# Dataset rows
.....

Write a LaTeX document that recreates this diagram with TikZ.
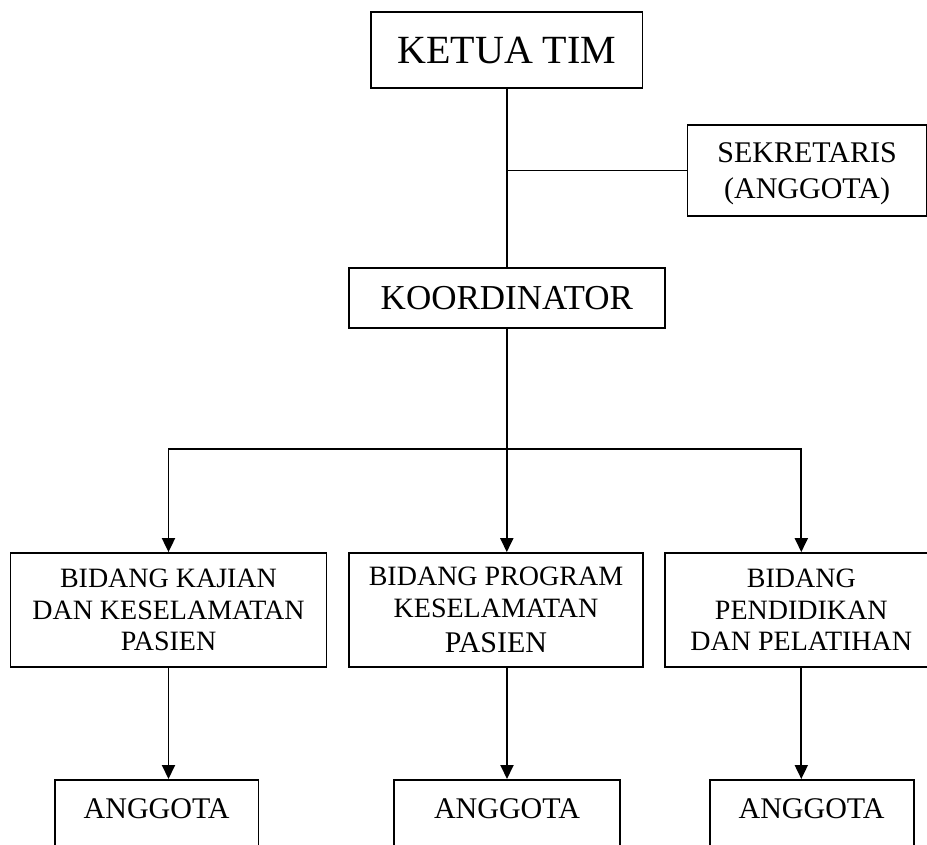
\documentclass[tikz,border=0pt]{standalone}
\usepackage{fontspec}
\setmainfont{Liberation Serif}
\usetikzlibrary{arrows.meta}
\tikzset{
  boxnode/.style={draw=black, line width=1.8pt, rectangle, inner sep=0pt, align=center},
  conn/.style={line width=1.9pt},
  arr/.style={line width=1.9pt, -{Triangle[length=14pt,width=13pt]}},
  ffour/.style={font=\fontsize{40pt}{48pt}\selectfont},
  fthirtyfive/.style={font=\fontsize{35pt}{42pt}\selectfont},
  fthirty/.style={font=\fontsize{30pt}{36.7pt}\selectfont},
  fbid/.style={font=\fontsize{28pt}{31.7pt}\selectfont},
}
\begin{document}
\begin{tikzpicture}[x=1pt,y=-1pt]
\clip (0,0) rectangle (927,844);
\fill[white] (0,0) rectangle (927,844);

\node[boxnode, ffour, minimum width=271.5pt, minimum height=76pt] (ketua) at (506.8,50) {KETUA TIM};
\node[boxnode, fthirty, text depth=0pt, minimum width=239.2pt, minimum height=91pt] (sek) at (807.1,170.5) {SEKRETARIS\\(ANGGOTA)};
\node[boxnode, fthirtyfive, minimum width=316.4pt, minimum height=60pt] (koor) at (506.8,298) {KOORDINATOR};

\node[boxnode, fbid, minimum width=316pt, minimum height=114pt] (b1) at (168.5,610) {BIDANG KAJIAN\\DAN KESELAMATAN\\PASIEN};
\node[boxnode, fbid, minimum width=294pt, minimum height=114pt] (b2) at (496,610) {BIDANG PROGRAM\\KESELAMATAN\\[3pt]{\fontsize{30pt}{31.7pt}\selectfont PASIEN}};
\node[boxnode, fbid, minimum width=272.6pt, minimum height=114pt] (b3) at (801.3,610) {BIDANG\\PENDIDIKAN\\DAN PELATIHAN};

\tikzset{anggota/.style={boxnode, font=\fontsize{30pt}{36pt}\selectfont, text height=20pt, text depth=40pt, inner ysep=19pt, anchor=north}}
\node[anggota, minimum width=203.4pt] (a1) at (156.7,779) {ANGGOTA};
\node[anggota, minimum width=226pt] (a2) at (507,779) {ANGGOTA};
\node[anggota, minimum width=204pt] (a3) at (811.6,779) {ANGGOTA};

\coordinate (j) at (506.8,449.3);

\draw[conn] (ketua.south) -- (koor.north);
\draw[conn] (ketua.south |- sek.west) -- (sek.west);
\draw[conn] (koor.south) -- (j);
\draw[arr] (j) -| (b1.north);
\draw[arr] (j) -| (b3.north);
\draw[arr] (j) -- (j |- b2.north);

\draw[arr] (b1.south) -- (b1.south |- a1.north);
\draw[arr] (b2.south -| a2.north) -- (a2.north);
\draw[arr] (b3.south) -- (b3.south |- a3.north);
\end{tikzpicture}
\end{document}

.....

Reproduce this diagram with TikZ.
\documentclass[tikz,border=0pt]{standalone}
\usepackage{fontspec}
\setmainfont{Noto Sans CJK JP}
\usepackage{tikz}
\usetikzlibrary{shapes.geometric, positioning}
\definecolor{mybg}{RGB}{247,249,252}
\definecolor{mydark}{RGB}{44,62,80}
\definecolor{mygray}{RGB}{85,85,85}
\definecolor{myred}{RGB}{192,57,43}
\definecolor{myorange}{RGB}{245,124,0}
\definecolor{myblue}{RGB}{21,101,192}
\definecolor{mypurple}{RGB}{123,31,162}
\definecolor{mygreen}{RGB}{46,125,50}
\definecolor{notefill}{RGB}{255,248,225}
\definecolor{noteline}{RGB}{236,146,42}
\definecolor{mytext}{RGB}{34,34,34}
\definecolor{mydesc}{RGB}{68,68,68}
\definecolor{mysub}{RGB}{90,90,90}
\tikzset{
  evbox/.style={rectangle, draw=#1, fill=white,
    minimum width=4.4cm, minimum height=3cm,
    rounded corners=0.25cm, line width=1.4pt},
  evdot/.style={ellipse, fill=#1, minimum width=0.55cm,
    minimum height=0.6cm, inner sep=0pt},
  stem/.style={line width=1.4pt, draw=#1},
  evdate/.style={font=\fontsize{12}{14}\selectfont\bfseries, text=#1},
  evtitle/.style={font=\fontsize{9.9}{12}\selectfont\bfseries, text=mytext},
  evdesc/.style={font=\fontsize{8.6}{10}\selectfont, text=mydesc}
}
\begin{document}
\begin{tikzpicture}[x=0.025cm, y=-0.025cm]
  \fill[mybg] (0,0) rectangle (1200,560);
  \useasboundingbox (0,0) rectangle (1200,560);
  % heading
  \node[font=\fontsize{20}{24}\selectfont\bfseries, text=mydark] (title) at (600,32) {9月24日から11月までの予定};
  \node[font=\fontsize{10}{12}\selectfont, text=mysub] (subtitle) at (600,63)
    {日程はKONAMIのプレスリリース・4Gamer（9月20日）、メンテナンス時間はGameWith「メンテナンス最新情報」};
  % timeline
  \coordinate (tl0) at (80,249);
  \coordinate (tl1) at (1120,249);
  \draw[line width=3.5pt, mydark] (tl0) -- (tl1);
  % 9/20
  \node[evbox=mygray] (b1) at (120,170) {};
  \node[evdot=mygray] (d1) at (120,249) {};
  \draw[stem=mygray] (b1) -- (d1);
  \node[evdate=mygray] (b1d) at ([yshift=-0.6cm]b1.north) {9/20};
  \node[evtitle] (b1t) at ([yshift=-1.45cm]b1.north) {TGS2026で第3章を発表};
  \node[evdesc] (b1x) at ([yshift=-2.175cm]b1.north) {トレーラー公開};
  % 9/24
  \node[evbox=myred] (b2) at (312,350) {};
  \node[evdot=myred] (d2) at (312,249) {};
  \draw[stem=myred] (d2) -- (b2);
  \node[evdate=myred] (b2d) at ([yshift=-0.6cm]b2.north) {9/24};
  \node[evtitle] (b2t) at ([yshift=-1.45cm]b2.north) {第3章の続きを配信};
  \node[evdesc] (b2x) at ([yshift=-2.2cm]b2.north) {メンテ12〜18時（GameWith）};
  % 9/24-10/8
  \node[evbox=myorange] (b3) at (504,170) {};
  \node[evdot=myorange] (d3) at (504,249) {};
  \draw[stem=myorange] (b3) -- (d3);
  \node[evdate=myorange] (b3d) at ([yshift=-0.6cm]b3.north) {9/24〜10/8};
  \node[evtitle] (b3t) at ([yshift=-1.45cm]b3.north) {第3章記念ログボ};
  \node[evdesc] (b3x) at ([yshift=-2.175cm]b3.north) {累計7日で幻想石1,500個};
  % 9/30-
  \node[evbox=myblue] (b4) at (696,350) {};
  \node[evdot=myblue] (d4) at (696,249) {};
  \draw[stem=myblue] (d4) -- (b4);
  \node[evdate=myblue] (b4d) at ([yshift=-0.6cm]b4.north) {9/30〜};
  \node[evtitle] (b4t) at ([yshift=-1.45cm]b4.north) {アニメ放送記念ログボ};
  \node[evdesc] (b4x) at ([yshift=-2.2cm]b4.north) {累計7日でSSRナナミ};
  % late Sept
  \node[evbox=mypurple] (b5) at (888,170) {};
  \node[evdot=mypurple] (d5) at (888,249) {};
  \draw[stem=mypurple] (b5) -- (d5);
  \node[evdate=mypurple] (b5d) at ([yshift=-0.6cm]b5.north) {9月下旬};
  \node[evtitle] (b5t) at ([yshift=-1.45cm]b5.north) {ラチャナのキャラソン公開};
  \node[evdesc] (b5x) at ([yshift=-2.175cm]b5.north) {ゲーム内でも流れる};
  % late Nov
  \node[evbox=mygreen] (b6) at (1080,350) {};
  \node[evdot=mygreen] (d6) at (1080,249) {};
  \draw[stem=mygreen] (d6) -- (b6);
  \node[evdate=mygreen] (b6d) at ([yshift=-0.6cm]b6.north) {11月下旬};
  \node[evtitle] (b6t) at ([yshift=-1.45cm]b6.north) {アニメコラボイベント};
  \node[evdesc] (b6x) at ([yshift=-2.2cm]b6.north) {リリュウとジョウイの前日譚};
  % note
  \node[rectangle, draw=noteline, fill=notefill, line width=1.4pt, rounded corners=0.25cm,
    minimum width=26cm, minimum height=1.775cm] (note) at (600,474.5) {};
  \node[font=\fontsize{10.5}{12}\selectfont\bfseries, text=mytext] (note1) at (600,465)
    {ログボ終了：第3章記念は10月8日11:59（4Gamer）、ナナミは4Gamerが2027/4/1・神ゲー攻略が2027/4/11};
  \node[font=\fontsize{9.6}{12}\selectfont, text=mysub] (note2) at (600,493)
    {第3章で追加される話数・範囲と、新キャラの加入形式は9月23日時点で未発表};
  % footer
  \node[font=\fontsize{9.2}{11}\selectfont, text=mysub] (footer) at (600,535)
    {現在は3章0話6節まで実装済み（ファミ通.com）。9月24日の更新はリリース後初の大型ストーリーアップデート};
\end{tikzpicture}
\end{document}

.....

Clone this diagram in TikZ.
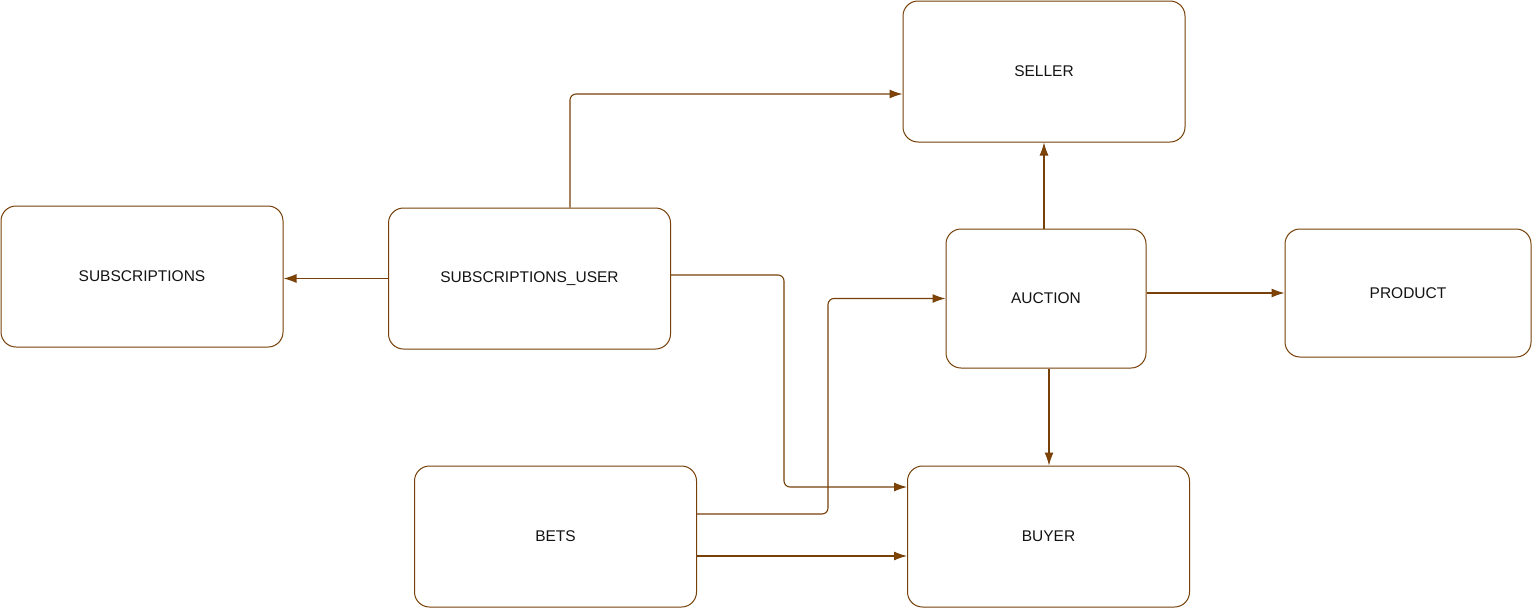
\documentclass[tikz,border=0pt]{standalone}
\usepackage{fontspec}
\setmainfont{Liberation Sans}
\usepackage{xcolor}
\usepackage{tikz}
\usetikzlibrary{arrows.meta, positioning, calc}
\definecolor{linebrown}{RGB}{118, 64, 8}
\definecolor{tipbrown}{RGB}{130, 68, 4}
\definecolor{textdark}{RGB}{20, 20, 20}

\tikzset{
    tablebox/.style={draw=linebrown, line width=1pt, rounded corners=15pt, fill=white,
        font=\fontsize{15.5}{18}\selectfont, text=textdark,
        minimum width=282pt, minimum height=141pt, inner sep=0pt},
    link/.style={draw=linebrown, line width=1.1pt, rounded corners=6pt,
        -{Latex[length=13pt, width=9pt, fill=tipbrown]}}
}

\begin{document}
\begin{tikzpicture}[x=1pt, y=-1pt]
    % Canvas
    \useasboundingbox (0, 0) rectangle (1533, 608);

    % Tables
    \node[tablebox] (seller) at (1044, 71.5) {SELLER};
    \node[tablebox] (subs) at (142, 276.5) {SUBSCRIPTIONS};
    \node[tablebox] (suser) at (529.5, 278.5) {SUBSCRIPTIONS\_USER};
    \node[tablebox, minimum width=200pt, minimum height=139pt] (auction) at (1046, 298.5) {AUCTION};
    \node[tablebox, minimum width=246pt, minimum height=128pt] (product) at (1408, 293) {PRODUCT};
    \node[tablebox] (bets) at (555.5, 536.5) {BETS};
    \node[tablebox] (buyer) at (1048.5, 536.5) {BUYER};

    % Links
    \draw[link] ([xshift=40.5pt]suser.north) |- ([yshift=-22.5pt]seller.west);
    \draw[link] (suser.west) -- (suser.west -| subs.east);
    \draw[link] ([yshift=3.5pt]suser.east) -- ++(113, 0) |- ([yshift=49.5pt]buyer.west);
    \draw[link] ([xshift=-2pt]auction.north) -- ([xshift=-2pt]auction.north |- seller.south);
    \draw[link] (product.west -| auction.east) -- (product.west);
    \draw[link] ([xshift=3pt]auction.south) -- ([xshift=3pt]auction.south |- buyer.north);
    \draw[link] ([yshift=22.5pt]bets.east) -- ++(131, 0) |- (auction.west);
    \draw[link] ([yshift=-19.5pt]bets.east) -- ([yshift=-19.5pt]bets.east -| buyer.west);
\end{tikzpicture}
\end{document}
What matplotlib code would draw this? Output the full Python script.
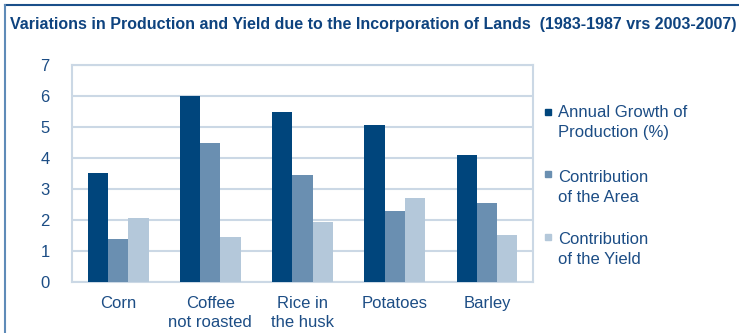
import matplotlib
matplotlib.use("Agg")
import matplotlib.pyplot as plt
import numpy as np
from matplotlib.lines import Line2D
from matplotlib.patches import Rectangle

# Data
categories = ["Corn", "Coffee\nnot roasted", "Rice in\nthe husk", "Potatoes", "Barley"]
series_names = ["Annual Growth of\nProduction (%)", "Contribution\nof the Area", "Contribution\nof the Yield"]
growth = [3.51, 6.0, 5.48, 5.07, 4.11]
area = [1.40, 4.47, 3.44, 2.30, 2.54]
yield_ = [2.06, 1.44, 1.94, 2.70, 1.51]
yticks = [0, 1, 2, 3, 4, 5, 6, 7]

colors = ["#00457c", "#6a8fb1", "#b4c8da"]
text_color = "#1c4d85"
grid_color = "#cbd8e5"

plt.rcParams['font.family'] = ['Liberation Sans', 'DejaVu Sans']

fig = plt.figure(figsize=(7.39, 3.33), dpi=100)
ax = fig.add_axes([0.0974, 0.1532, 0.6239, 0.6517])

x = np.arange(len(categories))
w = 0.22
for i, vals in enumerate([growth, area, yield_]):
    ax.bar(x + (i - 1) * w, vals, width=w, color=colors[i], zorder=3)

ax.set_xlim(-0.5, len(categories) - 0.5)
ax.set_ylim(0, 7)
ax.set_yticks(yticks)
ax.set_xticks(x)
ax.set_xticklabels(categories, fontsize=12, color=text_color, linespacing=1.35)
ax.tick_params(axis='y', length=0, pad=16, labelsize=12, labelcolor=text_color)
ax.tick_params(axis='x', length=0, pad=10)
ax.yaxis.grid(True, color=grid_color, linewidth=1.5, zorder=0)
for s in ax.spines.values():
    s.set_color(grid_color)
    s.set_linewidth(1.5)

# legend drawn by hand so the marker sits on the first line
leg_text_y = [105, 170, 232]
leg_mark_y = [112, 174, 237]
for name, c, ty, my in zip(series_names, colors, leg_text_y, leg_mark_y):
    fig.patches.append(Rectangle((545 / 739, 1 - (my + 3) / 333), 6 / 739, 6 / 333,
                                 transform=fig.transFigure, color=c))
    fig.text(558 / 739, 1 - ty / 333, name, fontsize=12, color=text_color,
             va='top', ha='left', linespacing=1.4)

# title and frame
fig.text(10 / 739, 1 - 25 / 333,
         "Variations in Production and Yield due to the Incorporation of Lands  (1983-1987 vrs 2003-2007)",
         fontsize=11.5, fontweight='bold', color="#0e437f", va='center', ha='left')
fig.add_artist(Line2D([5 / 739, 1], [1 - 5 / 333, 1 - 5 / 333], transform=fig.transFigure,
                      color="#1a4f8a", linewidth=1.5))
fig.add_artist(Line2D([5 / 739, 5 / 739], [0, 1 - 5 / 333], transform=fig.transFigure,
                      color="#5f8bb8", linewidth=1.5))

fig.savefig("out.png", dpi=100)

.....

# Written problem
Give again the lines from "What matplotlib code" to "ax.bar(x + (i" exactly, both of those lines included, and do not include any pictures.

# Response
What matplotlib code would draw this? Output the full Python script.
import matplotlib
matplotlib.use("Agg")
import matplotlib.pyplot as plt
import numpy as np
from matplotlib.lines import Line2D
from matplotlib.patches import Rectangle

# Data
categories = ["Corn", "Coffee\nnot roasted", "Rice in\nthe husk", "Potatoes", "Barley"]
series_names = ["Annual Growth of\nProduction (%)", "Contribution\nof the Area", "Contribution\nof the Yield"]
growth = [3.51, 6.0, 5.48, 5.07, 4.11]
area = [1.40, 4.47, 3.44, 2.30, 2.54]
yield_ = [2.06, 1.44, 1.94, 2.70, 1.51]
yticks = [0, 1, 2, 3, 4, 5, 6, 7]

colors = ["#00457c", "#6a8fb1", "#b4c8da"]
text_color = "#1c4d85"
grid_color = "#cbd8e5"

plt.rcParams['font.family'] = ['Liberation Sans', 'DejaVu Sans']

fig = plt.figure(figsize=(7.39, 3.33), dpi=100)
ax = fig.add_axes([0.0974, 0.1532, 0.6239, 0.6517])

x = np.arange(len(categories))
w = 0.22
for i, vals in enumerate([growth, area, yield_]):
    ax.bar(x + (i - 1) * w, vals, width=w, color=colors[i], zorder=3)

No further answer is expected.